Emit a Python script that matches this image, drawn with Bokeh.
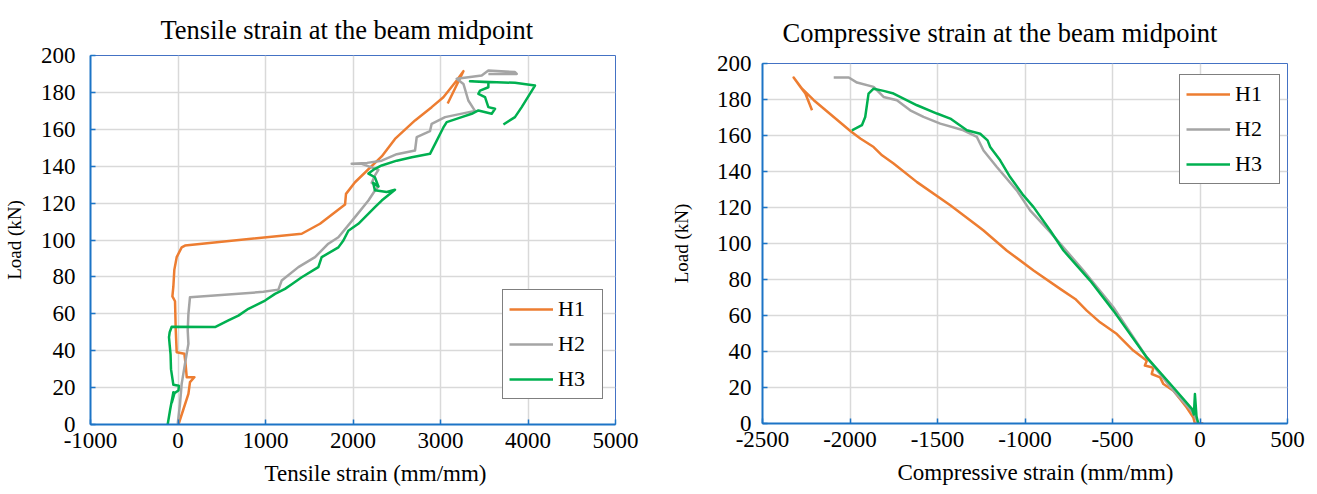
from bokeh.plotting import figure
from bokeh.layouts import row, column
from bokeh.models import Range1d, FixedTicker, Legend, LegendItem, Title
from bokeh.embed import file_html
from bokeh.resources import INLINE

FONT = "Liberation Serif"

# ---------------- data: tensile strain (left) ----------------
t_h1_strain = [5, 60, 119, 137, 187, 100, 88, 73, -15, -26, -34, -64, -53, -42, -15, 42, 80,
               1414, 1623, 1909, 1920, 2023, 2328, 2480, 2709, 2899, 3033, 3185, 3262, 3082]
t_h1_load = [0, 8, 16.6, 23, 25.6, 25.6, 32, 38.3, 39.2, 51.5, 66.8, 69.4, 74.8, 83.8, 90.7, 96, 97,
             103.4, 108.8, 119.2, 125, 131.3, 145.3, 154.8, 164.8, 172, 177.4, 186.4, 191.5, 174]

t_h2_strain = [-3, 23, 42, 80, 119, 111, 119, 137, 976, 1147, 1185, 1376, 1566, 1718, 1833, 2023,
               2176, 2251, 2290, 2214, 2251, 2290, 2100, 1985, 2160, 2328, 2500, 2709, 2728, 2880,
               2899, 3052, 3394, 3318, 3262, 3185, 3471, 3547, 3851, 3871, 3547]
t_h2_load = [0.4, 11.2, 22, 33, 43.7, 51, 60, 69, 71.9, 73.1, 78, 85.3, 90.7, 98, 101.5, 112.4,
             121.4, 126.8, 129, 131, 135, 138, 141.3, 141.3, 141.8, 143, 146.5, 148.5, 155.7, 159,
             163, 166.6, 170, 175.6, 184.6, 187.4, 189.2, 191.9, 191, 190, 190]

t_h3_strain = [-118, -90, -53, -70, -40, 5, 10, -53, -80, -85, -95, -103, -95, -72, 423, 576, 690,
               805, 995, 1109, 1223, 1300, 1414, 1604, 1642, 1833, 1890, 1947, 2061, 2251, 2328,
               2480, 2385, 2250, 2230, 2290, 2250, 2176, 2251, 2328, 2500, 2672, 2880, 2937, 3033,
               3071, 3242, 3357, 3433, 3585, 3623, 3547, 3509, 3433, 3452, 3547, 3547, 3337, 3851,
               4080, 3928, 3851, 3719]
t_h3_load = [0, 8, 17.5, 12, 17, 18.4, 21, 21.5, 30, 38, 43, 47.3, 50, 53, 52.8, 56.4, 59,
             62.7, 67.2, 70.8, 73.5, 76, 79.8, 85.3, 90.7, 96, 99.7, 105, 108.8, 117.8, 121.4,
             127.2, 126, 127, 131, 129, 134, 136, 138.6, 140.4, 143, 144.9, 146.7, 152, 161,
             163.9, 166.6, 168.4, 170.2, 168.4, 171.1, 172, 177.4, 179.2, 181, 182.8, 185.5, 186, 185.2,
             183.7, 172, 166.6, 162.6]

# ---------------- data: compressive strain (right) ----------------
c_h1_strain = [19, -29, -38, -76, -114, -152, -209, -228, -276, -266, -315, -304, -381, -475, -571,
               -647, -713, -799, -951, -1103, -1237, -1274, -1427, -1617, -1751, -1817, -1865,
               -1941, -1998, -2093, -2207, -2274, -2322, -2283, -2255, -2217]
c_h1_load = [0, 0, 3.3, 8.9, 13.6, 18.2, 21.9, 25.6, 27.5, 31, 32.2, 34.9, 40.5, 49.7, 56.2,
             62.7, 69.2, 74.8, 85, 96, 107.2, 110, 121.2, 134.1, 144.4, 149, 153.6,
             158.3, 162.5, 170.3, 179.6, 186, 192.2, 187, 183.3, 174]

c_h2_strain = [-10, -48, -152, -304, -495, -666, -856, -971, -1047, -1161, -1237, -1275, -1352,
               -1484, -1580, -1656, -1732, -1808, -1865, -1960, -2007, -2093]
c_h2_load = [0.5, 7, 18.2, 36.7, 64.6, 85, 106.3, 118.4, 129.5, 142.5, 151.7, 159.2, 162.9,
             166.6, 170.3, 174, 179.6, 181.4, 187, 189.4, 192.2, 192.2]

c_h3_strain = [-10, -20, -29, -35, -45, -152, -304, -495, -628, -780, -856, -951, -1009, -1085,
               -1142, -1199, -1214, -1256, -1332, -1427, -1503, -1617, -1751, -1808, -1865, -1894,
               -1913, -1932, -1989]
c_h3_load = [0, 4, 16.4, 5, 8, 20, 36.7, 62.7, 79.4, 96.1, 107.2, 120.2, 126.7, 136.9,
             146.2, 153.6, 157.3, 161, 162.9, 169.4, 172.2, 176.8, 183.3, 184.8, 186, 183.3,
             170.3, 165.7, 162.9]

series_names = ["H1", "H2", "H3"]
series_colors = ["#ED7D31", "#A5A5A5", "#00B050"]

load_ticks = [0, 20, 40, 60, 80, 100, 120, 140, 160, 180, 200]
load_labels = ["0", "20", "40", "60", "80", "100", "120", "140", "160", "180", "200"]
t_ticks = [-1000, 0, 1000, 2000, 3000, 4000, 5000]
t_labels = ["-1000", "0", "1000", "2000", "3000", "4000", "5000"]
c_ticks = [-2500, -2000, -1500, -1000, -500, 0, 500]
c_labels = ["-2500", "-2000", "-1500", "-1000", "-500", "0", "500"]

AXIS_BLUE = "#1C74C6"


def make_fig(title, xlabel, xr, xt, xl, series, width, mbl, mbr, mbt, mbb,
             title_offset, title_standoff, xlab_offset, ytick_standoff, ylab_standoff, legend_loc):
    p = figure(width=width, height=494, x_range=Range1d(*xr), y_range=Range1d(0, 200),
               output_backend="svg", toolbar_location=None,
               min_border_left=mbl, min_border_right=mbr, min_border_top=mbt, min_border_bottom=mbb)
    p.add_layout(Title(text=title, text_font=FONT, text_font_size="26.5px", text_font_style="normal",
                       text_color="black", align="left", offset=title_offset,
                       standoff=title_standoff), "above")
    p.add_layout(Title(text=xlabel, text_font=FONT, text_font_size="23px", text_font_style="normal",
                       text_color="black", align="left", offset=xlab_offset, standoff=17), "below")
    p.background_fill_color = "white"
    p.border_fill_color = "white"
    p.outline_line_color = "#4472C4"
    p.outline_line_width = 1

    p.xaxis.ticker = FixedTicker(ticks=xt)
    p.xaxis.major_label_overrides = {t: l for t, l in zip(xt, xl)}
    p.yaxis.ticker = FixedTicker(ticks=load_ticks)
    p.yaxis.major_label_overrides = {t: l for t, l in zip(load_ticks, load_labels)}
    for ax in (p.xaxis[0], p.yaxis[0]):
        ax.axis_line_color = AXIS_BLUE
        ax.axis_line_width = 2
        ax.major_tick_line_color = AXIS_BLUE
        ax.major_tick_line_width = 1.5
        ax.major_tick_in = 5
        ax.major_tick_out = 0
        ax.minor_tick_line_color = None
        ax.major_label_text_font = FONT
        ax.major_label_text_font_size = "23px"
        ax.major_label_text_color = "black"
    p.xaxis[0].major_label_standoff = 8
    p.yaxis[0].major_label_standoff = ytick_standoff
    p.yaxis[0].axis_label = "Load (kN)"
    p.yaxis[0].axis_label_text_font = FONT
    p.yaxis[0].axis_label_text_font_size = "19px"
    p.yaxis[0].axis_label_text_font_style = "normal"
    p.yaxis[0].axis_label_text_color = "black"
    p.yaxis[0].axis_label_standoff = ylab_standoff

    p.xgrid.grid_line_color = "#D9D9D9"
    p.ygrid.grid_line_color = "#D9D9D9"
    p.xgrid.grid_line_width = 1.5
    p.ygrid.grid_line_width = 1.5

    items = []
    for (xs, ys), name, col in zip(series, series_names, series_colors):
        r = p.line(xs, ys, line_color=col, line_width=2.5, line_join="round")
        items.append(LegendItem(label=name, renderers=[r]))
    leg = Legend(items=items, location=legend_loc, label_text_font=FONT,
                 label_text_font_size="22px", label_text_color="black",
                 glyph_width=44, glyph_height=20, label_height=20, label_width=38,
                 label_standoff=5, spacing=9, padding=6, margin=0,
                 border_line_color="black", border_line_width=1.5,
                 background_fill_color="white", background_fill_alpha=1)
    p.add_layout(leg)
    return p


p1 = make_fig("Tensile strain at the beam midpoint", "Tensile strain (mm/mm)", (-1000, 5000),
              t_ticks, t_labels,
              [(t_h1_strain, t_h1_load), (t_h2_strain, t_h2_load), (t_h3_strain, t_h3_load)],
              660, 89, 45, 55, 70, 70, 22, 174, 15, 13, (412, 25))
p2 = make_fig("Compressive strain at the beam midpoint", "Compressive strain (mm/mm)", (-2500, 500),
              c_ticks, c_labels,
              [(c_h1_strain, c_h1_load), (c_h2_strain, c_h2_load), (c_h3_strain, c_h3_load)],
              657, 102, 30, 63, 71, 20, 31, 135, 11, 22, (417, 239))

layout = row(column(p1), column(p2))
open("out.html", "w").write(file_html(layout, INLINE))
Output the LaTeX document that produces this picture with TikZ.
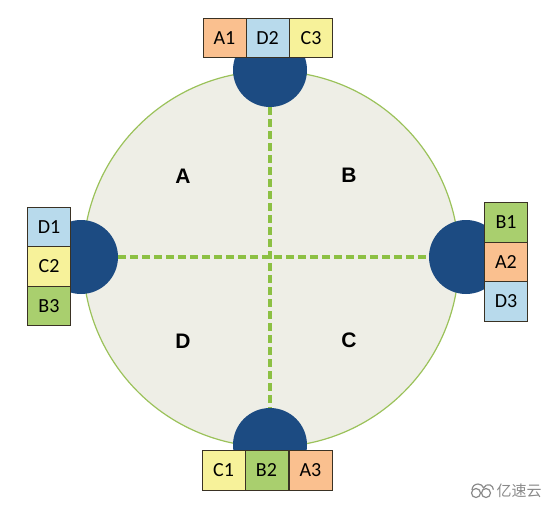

***

- [The exercise] Write down the number of lines where the word "that" appears, and nothing further.

- [Exercise solution] 2